I am in between one son practicing his cello and one son writing his college essays. After ten years of homeschooling while being the breadwinner, my parent intuition tells me one kid is only going through the motions.
On a good day I could say, “What are you doing?”
Rather than answer, “Wasting my life in a state of inattentiveness and fooling no one,” the checked-out boy would visibly check back in.
Today is not a good day. The older son thinks nothing in his whole life has transformed him so he cannot write an essay about personal transformation.
Maybe I should prepare him for the sink-or-swim terror of adult life and tell him, “Ok, then don’t apply to college.” I don’t say that. I’m a helicopter parent or a tiger parent or a Jewish mother. Whatever I am, I’ll throw him a life vest til the day I die.
So I throw one now. Though maybe it doesn’t land as softly as a life vest, because I scream: “We just read five sample essays that got kids into Harvard and they were the most non-transformative transformative moments ever! That girl wrote about finding the singular verb in a Latin sentence! Have you not done anything as transformative as that? What the actual fuck?!?!”
“Mom. Why the actual fuck did you just say what the actual fuck? You are ruining our language. You are poisoning our ears.”
“That sounds transformative.
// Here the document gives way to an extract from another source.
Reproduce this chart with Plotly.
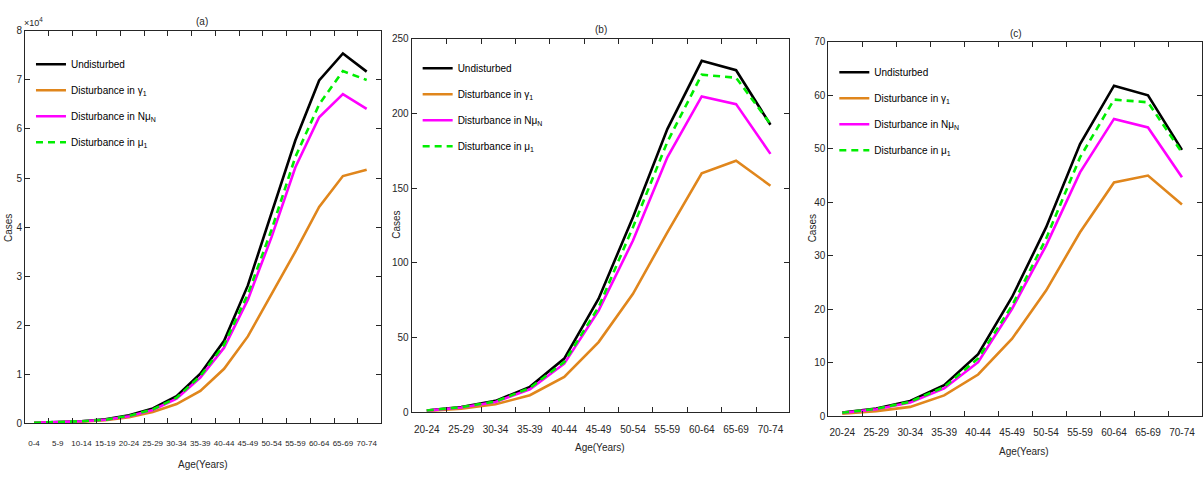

You should write about it.”
Really I want to write it. I want to write the whole essay. Thank goodness upstanding citizens who had no real reason to break the law for their children are now in prison for cheating on college applications. This keeps me in check. I want more than anything to be a good parent and prison is structured to destroy families.
Aspiring to parenting greatness means stopping the flow of my own writing to say to my son “Get a metronome.”
He says he doesn’t need one. He says, “I’m practicing shifts.”
“Then use the tuner.”
He turns on the metronome. I don’t play an instrument and I can’t read music but I know cello practice is probably pointless if there is not a metronome or tuner involved.
The best parents lead disjointed lives. Because the best kids are independent enough to give their parents just enough time to think: Why am I just sitting here? What the hell am I doing with my life? And then just as you’re standing up to call a friend and launch a publishing company (if you’re rich) or get a job (since they’re all from home now) your kid says, Mom look what I made. Or, I’m playing Lalo all the way through.
The latter is the teenager way of saying Mom look at this. Which I do. I’m sitting in between the boys, ready for a concert at any moment. I put my phone down to listen, because I heard Cat’s in the Cradle too many times to risk him not picking up his phone when he’s all grown up and I see him only on Mother’s Day and Passover.
Back to the college essay that I can’t write. I buy flowers at Global Rose because they are wholesale and they send way too many for any one home. I like way too many. Also before we go one step further this is a great advertisement for Global Rose. And they didn’t pay for it, but they could show gratitude by sending me peonies. I want the coral ones for $257. Thank you.
I spend more money than you would think is reasonable for flowers. They make me really happy. I like rearranging them to put different colors near each other. I like having many vases full of flowers and seeing how they make a space feel different.
If I have lots of flowers then when the boys knock over a vase I don’t mind. I have extra flowers everywhere. That’s transformative right there: with enough flowers even the most high strung mom can brush off a broken vase.
Global Rose can have that tagline in exchange for another round of snapdragons.
I have been working like this for years. Small thoughts interrupted by big boys. It used to be big thoughts interrupted by little boys but now I know the limits of parenting –– I wouldn’t dare try a big thought because I’d just blow up at the kids and then blame them for my career demise.
Instead, I have just enough time to string ideas together. I fear that string is the equivalent of a child’s art project, macaroni pieces sliding back and forth on a piece of yarn around my neck. But I always hope they look like rare gems, sparkling in a way that makes me charm.